The Federal Reserve, looking to speed up the approval process, has quietly resurrected a practice it nixed during the late-1990s merger boom: preliminary vetting of deals-in-progress.
The Fed on Wednesday released a three-page policy letter outlining an optional "pre-filing" process for banks it oversees with $10 billion in assets or less that "could shorten the review period for many formal applications."
Pre-filings resemble the "draft applications" the Fed stopped accepting after a broad overhaul of bank holding company rules in 1997, when a surge in mergers made it logistically difficult for the regulator to handle a glut of formal and preliminary applications, industry experts say.
"The Fed has been trying very hard over the last six months or so to speed up the processing of applications, which have been very slow in the credit crisis," says Chip MacDonald, a partner with Jones Day in Atlanta. "It'll clearly allow [banks] to determine whether an application is viable or not and what [they] might have to do to make it viable."
So why bring pre-filing back now?
Mergers have gotten more complicated in the last five years, as the financial crisis saddled banks with bad assets and new mandates. Experts say that such complexity has slowed down the pace of mergers and regulatory approvals. As activity accelerates, the Fed is trying to help small banks and creative deal makers work out potential kinks before they submit an official application.
Multiple time-related mandates buried throughout the Bank Holding Company Act of 1956 have always made the Fed a bigger stickler for tighter deadlines, compared to the Federal Deposit Insurance Corp. or the Office of the Comptroller of the Currency, industry experts say.
In recent years, sophisticated acquirers have made it standard practice to give their regulator an informal glimpse at a potential merger before pulling the trigger.
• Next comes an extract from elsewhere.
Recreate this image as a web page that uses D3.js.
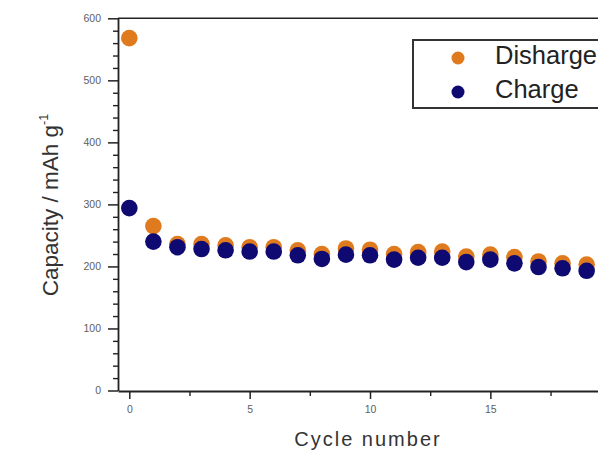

The policy unveiled last week codifies this practice for untested buyers and for acquirers that are pursuing particularly tricky deals, the policy statement says.
It "can be very useful in helping organizations understand relevant issues and the overall process," the statement says. "The pre-filing process is not expected to be typically used by organizations that frequently file proposals with the Federal Reserve."
The Fed says it may take up to two months to review and reply to each pre-filing, which may include post-merger financial data, a draft of the deal proposal, details of the merger structure and offering documents.
The Fed stresses that the early review "is not part of the formal review." It is also "not intended to identify or resolve all issues or concerns" about a deal, nor is it "to be a forum for negotiating the structure."
Acquirers may send requests for the early reviews electronically to their local Fed office. While the aim is to process early reviews "swiftly," pre-filings will have secondary priority to formal applications and notices, the paper states. That could discourage some buyers from making a pre-filing, industry experts say. A benefit of informal pre-deal meetings is that parties often get an immediate sense of where regulators stand on a transaction. A buyer may be discouraged from doing a pre-filing that could take up to two months to be processed, experts say.
Bankers may be wary of leaving paper trails that could become public. While draft applications were entirely confidential as a rule, the Fed says in its policy statement that applicants must request to keep certain information remain private and shielded from the Freedom of Information Act. Pre-filings will not be published in the Fed's weekly updates on bank applications and reports received.
The Fed did not return calls seeking comment.
The policy paper is a positive step to smoothing out the application process despite the questions it raises, says Jacob Lutz 3rd, a partner and leader of the financial institutions practice at Troutman Sanders.
"It is recognition by the Federal Reserve that in the post-Dodd-Frank era, bank counsel and bankers find it absolutely necessary to have a pre-filing discussion with the appropriate regulators," Lutz says. "The concern is whether this formal pre-filing process will undercut informal vetting.